In this scenario, “Jan 1934” could be the integer 19,340,100. Gotta remember to include the last two zeroes to keep it distinct from Jan 1 1934. Also, if you omit the trailing zeroes, and use integer format, then ALL of the year-only dates will be sorted first, and ALL of the year-month dates next, with ALL the year-month-day dates coming last.

You could write a function that grabs out the year from various text or numeric inputs,
and creates a year from it…

Then create a new column which just has year as a text field or as a numeric, which ever one you want.

When you enter a date and excel decides its a date, its storing it as days since 1/1/1900.

For sure, formatting is not a solution … setting “date” format on text types won’t work.
You didn’t notice that when excel recognised it as a date, it formats the display as a date, but stores the date as the integer since epoch.

I think this is the best option; in order to meet the OP’s request that

  • The year is at the beginning of the cell
  • Full dates are sorted before just date/month
  • Date/month entries sort before just a year:

Enter everything in date format as “YYYY-MM-DD.” If you only have the month, use the last day of the month for DD and format that date as “YYYY-MM” using custom formatting. (The day will still be stored as the end of the month, so this date will sort after other days in the month).

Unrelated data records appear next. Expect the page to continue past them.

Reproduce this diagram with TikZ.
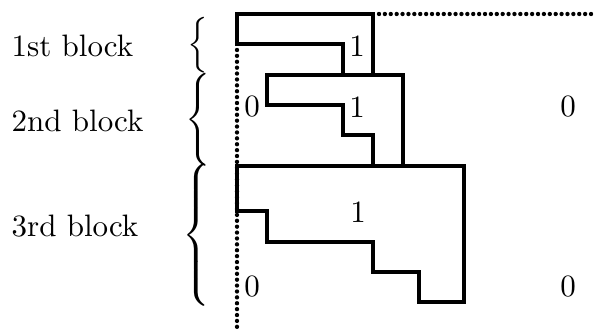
\documentclass[tikz,border=0pt]{standalone}
\begin{document}
\begin{tikzpicture}[x=0.3226pt,y=-0.3226pt,
  blockline/.style={line width=1pt,line join=miter},
  dotline/.style={line width=1.4pt,line cap=round,dash pattern=on 0pt off 1.9pt},
  lbl/.style={inner sep=0pt,anchor=base west},
  digit/.style={inner sep=0pt},
  brace/.style={inner sep=0pt}]
\useasboundingbox (0,0) rectangle (594,331);
% dotted guide lines
\draw[dotline] (237,50) -- (237,329);
\draw[dotline] (379,14) -- (594,14);
% blocks
\draw[blockline] (237,14) -- (373,14) -- (373,75) -- (343,75) -- (343,44) -- (237,44) -- cycle;
\draw[blockline] (267,75) -- (403,75) -- (403,166) -- (373,166) -- (373,135) -- (343,135) -- (343,105) -- (267,105) -- cycle;
\draw[blockline] (237,166) -- (464,166) -- (464,302) -- (419,302) -- (419,272) -- (373,272) -- (373,242) -- (267,242) -- (267,211) -- (237,211) -- cycle;
% labels
\node[lbl] (l1) at (11,57) {1st block};
\node[lbl] (l2) at (11,132) {2nd block};
\node[lbl] (l3) at (11,237) {3rd block};
% braces
\node[brace] (b1) at (198,45.5) {$\Big\{$};
\node[brace] (b2) at (198,120) {$\Bigg\{$};
\node[brace] (b3) at (198,235) {\scalebox{1}[0.96]{$\left\{\rule[-21pt]{0pt}{42pt}\right.$}};
% digits
\node[digit] (o1) at (357,46) {1};
\node[digit] (o2) at (357,107) {1};
\node[digit] (o3) at (358,212) {1};
\node[digit] (z1) at (252,107) {0};
\node[digit] (z2) at (568,107) {0};
\node[digit] (z3) at (252,287) {0};
\node[digit] (z4) at (568,287) {0};
\end{tikzpicture}
\end{document}
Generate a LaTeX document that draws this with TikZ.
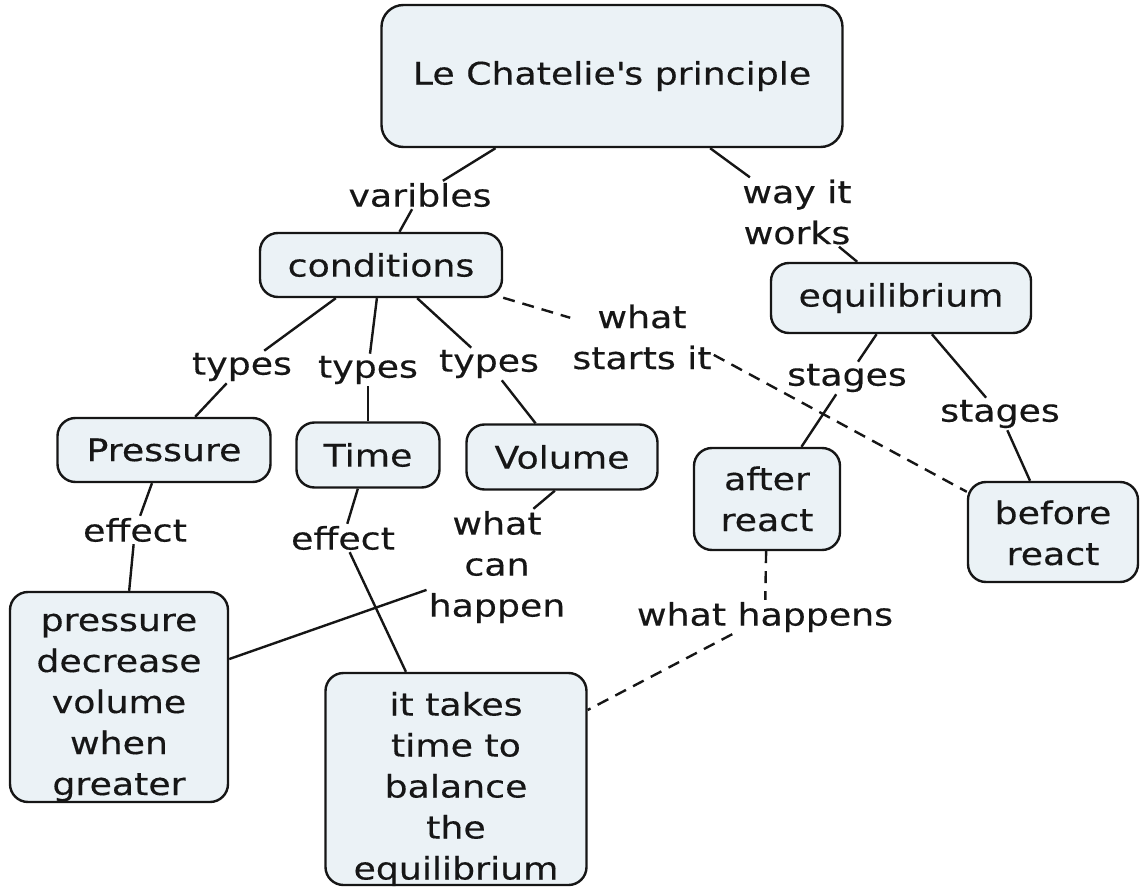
\documentclass[tikz,border=0pt]{standalone}
\usepackage{fontspec}
\setmainfont{DejaVu Sans}[FakeStretch=1.17, FakeBold=0.35]
\begin{document}
\definecolor{boxfill}{RGB}{235,242,246}
\definecolor{ink}{RGB}{22,22,22}
\begin{tikzpicture}[x=1pt,y=-1pt,
  font=\fontsize{31}{41}\selectfont,
  concept/.style={draw=ink, line width=2.4pt, fill=boxfill, rounded corners=18pt,
    inner sep=0pt, align=center, text=ink},
  link/.style={inner sep=2pt, align=center, text=ink},
  conn/.style={draw=ink, line width=2.4pt},
  dconn/.style={conn, dash pattern=on 12pt off 8pt}]
\useasboundingbox (0,0) rectangle (1141,888);

% concepts
\node[concept, minimum width=461pt, minimum height=142pt, rounded corners=22pt] (principle) at (612,76) {Le Chatelie\textquotesingle s principle};
\node[concept, minimum width=242pt, minimum height=64pt] (conditions) at (381,265) {conditions};
\node[concept, minimum width=260pt, minimum height=70pt] (equilibrium) at (901,298) {equilibrium};
\node[concept, minimum width=213pt, minimum height=64pt] (pressure) at (164,450) {Pressure};
\node[concept, minimum width=143pt, minimum height=65pt] (time) at (368,455) {Time};
\node[concept, minimum width=191pt, minimum height=65pt] (volume) at (562,457) {Volume};
% multi-line concepts: text height/depth place the last baseline inside the box
\node[concept, minimum width=146pt, minimum height=102pt, text height=64pt, text depth=0pt] (after) at (767,499) {after\\react};
\node[concept, minimum width=170pt, minimum height=100pt, text height=66pt, text depth=0pt] (before) at (1053,532) {before\\react};
\node[concept, minimum width=218pt, minimum height=210pt, text height=196pt, text depth=0pt] (decrease) at (119,697) {pressure\\decrease\\volume\\when\\greater};
\node[concept, minimum width=261pt, minimum height=212pt, text height=201pt, text depth=0pt] (takes) at (456,779) {it takes\\time to\\balance\\the\\equilibrium};

% linking phrases
\node[link] (varibles) at (420,195) {varibles};
\node[link] (works) at (797,212) {way it\\works};
\node[link] (types1) at (242,367) {types};
\node[link] (types2) at (368,370) {types};
\node[link] (types3) at (489,364) {types};
\node[link] (starts) at (642,337) {what\\starts it};
\node[link] (stages1) at (847,378) {stages};
\node[link] (stages2) at (1000,414) {stages};
\node[link] (effect1) at (135,530) {effect};
\node[link] (effect2) at (343,538) {effect};
\node[link] (canhappen) at (497,567) {what\\can\\happen};
\node[link] (happens) at (765,617) {what happens};

% solid connectors
\draw[conn] (principle) -- (varibles);
\draw[conn] (varibles) -- (conditions);
\draw[conn] (principle) -- (works);
\draw[conn] (works) -- (equilibrium);
\draw[conn] (conditions) -- (types1);
\draw[conn] (types1) -- (pressure);
\draw[conn] (conditions) -- (types2);
\draw[conn] (types2) -- (time);
\draw[conn] (conditions) -- (types3);
\draw[conn] (types3) -- (volume);
\draw[conn] (equilibrium) -- (stages1);
\draw[conn] (stages1) -- (after);
\draw[conn] (equilibrium) -- (stages2);
\draw[conn] (stages2) -- (before);
\draw[conn] (pressure) -- (effect1);
\draw[conn] (effect1) -- (decrease);
\draw[conn] (time) -- (effect2);
\draw[conn] (effect2) -- (takes);
\draw[conn] (volume.-102) -- (canhappen.58);
\draw[conn] (canhappen.-162) -- (decrease.19);

% dashed connectors
\draw[dconn] (conditions.-15) -- (starts.165);
\draw[dconn] (starts.-14) -- (before.155);
\draw[dconn] (after) -- (happens);
\draw[dconn] (happens) -- (takes);
\end{tikzpicture}
\end{document}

If you only have the year, enter the date as “YYYY-12-31” and use custom formatting to display the cell as “YYYY”. It will still store the month and day, so it will sort after all other dates of the year.

You’ll end up with (for example):

1935-01-24
1935-02-12
1935-02
1935-03-11
1935-06
1935

The only downside is you have to select your custom format (either YYYY or YYYY-MM) for each cell where you want to hide the day or day/month values, for which you enter a default end-of-month or end-of-year date.